Sebagai contoh, susunlah rencana untuk jalan-jalan di hari libur kerja dengan buah hati, sahabat, atau orang tersayang. Menepilah sejenak dari pekerjaan di kelas. Lakukanlah kegiatan yang disukai seperti memancing, menonton film, membaca buku, dan berkunjung ke museum. Pikiran yang jernih akan membuat Bapak/Ibu termotivasi dan siap bekerja keesokan harinya.
Menyusun Perencaan Liburan agar Terhindar dari Stress (Sumber: Canva) 3. Membudayakan Pola Hidup Sehat Kebutuhan akan nutrisi dan kadar olahraga yang cukup merupakan salah satu upaya agar terhindar dari burn out . Pemenuhan terhadap nutrisi akan membantu Bapak/Ibu untuk fokus saat mengajar. Selain itu, Bapak/Ibu juga perlu menyusun waktu tidur dengan lebih baik. Sebagai contoh, tidurlah lebih awal saat tidak ada kegiatan agar bisa lebih fresh saat mengajar.
Sayur dan Buah agar Tubuh Tetap Bugar (Sumber: Canva) 4. Berkonsultasi ke Psikolog Interaksi yang masif dengan pemelajar serta adanya kegiatan yang menguras energi seringkali membuat Bapak/Ibu tidak bisa mengelola stress. Apabila telah sampai pada tahap tersebut maka pikiran positif akan teralihkan dengan nilai-nilai negatif yang dapat membawa dampak buruk. Oleh karena itu, cobalah untuk berkonsultasi dengan psikolog. Sampaikan keresahan dan kecemasan yang sedang dialami maka psikolog akan membantu Bapak/Ibu mengatasi permasalahan tersebut. Membiarkan burn out terlalu lama akan berdampak buruk dalam pembelajaran. Materi ajar tidak tersampaikan dengan efektif, suasana kelas menjadi kacau, dan capaian menjadi terbengkalai. Bapak/Ibu tentu tidak ingin hal-hal buruk tersebut terjadi bukan?

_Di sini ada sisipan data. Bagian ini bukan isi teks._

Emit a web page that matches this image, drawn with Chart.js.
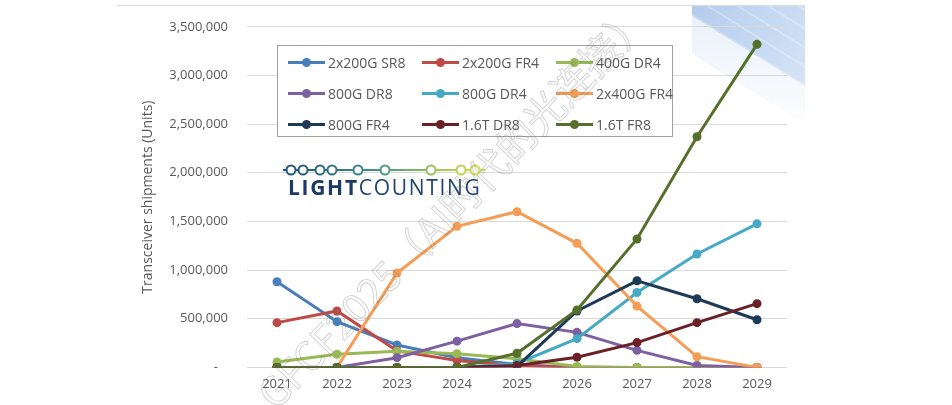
<!DOCTYPE html>
<html>
<head>
<meta charset="utf-8">
<script src="https://cdn.jsdelivr.net/npm/chart.js@4.4.1/dist/chart.umd.min.js"></script>
<style>
  html, body { margin: 0; padding: 0; background: #fff; }
  #wrap { position: relative; width: 952px; height: 405px; overflow: hidden; font-family: "Open Sans", sans-serif; }
  #chart { position: absolute; left: 0; top: 0; }
  .topline { position: absolute; left: 117px; top: 5px; width: 688px; height: 0; border-top: 1px solid #dcdcdc; }
  .product { position: absolute; left: 690px; top: 6px; width: 115px; height: 82px;
    clip-path: polygon(2px 0, 115px 0, 115px 80px, 2px 10px);
    background:
      repeating-linear-gradient(32deg, rgba(255,255,255,0) 0 14px, rgba(255,255,255,0.25) 14px 16px),
      linear-gradient(122deg, #b3cbeb 0%, #c3d7f1 45%, #d5e3f6 100%); }
  .shade { position: absolute; left: 690px; top: 14px; width: 115px; height: 110px;
    clip-path: polygon(2px 0, 115px 70px, 115px 110px, 2px 40px);
    background: linear-gradient(180deg, rgba(225,235,247,0.7), rgba(245,249,253,0.3)); }
  #legend { position: absolute; left: 277px; top: 45px; width: 396px; height: 92px; border: 1px solid #a0a0a0; background: #fff;
    display: grid; grid-template-columns: 134px 134px 128px; grid-auto-rows: 31px; padding: 1px 0 0 10px; box-sizing: border-box; }
  .li { display: flex; align-items: center; font-size: 14px; color: #595959; white-space: nowrap; }
  .mk { position: relative; width: 37px; height: 3px; margin-right: 3px; }
  .mk i { position: absolute; left: 14px; top: -3px; width: 9px; height: 9px; border-radius: 50%; }
  #logo { position: absolute; left: 281px; top: 161px; }
  #logo svg { position: absolute; left: 0; top: 0; }
  #logo .word { position: absolute; left: 7px; top: 12px; font-size: 21px; letter-spacing: 1.7px; color: #1f4470; white-space: nowrap; }
  #logo .word b { font-weight: 700; color: #1b3a66; }
  #wm { position: absolute; left: 452px; top: 205px; transform: translate(-50%, -50%) rotate(-46deg);
    font-family: "Noto Sans CJK SC", sans-serif; font-size: 40px; white-space: nowrap; color: transparent;
    -webkit-text-stroke: 1px rgba(110,110,110,0.3); }
</style>
</head>
<body>
<div id="wrap">
  <div class="topline"></div>
  <div class="shade"></div>
  <div class="product"></div>
  <canvas id="chart" width="952" height="405"></canvas>
  <div id="legend"></div>
  <div id="logo">
    <svg width="210" height="20" viewBox="0 0 210 20">
      <defs>
        <linearGradient id="lg" gradientUnits="userSpaceOnUse" x1="0" y1="0" x2="205" y2="0">
          <stop offset="0" stop-color="#1f4e79"/>
          <stop offset="0.45" stop-color="#3f8f8a"/>
          <stop offset="0.75" stop-color="#9cc35a"/>
          <stop offset="1" stop-color="#d8e44a"/>
        </linearGradient>
      </defs>
      <line x1="2" y1="9" x2="204" y2="9" stroke="url(#lg)" stroke-width="2"/>
      <g fill="#fff" stroke="url(#lg)" stroke-width="2">
        <circle cx="10" cy="9" r="4.5"/><circle cx="22" cy="9" r="4.5"/><circle cx="39" cy="9" r="4.5"/>
        <circle cx="51" cy="9" r="4.5"/><circle cx="77" cy="9" r="4.5"/><circle cx="104" cy="9" r="4.5"/>
        <circle cx="150" cy="9" r="4.5"/><circle cx="180" cy="9" r="4.5"/><circle cx="194" cy="9" r="4.5"/>
      </g>
    </svg>
    <div class="word"><b>LIGHT</b>COUNTING</div>
  </div>
  <div id="wm">GFCF2025（AI时代的光连接）</div>
</div>
<script>
// Transceiver shipments by module type, 2021-2029 (units)
const years = ['2021', '2022', '2023', '2024', '2025', '2026', '2027', '2028', '2029'];

const seriesNames  = ['2x200G SR8', '2x200G FR4', '400G DR4', '800G DR8', '800G DR4', '2x400G FR4', '800G FR4', '1.6T DR8', '1.6T FR8'];
const seriesColors = ['#4a7ebb', '#be4b48', '#98b954', '#7d60a0', '#46aac5', '#f59d56', '#1d3a56', '#6a2027', '#56702b'];

const sr8_2x200 = [880000, 470000, 230000, 100000, 30000, 0, 0, 0, 0];
const fr4_2x200 = [460000, 580000, 170000, 70000, 20000, 0, 0, 0, 0];
const dr4_400   = [55000, 135000, 165000, 140000, 90000, 10000, 0, 0, 0];
const dr8_800   = [0, 0, 100000, 270000, 450000, 360000, 175000, 20000, 0];
const dr4_800   = [0, 0, 0, 0, 40000, 295000, 770000, 1165000, 1475000];
const fr4_2x400 = [0, 0, 970000, 1450000, 1600000, 1275000, 630000, 110000, 0];
const fr4_800   = [0, 0, 0, 0, 10000, 580000, 890000, 705000, 490000];
const dr8_1600  = [0, 0, 0, 0, 20000, 105000, 255000, 460000, 655000];
const fr8_1600  = [0, 0, 0, 0, 145000, 590000, 1320000, 2370000, 3320000];

const seriesValues = [sr8_2x200, fr4_2x200, dr4_400, dr8_800, dr4_800, fr4_2x400, fr4_800, dr8_1600, fr8_1600];

const yTicks = [0, 500000, 1000000, 1500000, 2000000, 2500000, 3000000, 3500000];

const txt = '#595959';

// ── Legend (HTML, inside the plot) ─────────────────────────
document.getElementById('legend').innerHTML = seriesNames.map((n, i) => `
  <div class="li"><span class="mk" style="background:${seriesColors[i]}"><i style="background:${seriesColors[i]}"></i></span>${n}</div>`).join('');

// ── Chart ──────────────────────────────────────────────────
new Chart(document.getElementById('chart'), {
  type: 'line',
  data: {
    labels: years,
    datasets: seriesNames.map((n, i) => ({
      label: n,
      data: seriesValues[i],
      borderColor: seriesColors[i],
      backgroundColor: seriesColors[i],
      borderWidth: 3,
      pointRadius: 4.5,
      pointBorderWidth: 0,
      tension: 0,
      order: seriesNames.length - i
    }))
  },
  options: {
    responsive: false,
    animation: false,
    layout: { padding: { left: 140, right: 165, top: 21, bottom: 12 } },
    plugins: { legend: { display: false }, tooltip: { enabled: false } },
    scales: {
      x: {
        offset: true,
        grid: { display: false },
        border: { display: false },
        ticks: { color: txt, font: { family: 'Open Sans', size: 13 }, padding: 1 }
      },
      y: {
        min: 0, max: 3500000,
        afterBuildTicks: s => { s.ticks = yTicks.map(v => ({ value: v })); },
        afterFit: s => { s.width = 107; },
        grid: { color: '#d9d9d9', lineWidth: 1, drawTicks: false },
        border: { display: false },
        ticks: {
          color: txt, font: { family: 'Open Sans', size: 13 }, padding: 19,
          callback: v => v === 0 ? '-\u00a0\u00a0\u00a0' : v.toLocaleString('en-US')
        },
        title: { display: true, text: 'Transceiver shipments (Units)', color: txt,
          font: { family: 'Open Sans', size: 14 }, padding: { top: 0, bottom: 0 } }
      }
    }
  }
});
</script>
</body>
</html>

Mengajar merupakan pekerjaan yang mulia. Ketulusan Bapak/Ibu dalam dinamika pembelajaran telah berdampak nyata pada lahirnya anak bangsa yang berkualitas. Namun, kegiatan pembelajaran tidak akan efektif apabila Bapak/Ibu dalam kondisi fisik dan emosional yang tidak stabil. Oleh karena itu, jagalah gaya hidup, emosi, dan pikiran Bapak/Ibu sekalian agar capaian pembelajaran dapat terpenuhi. Semangat dan sehat selalu untuk semua guru di Indonesia.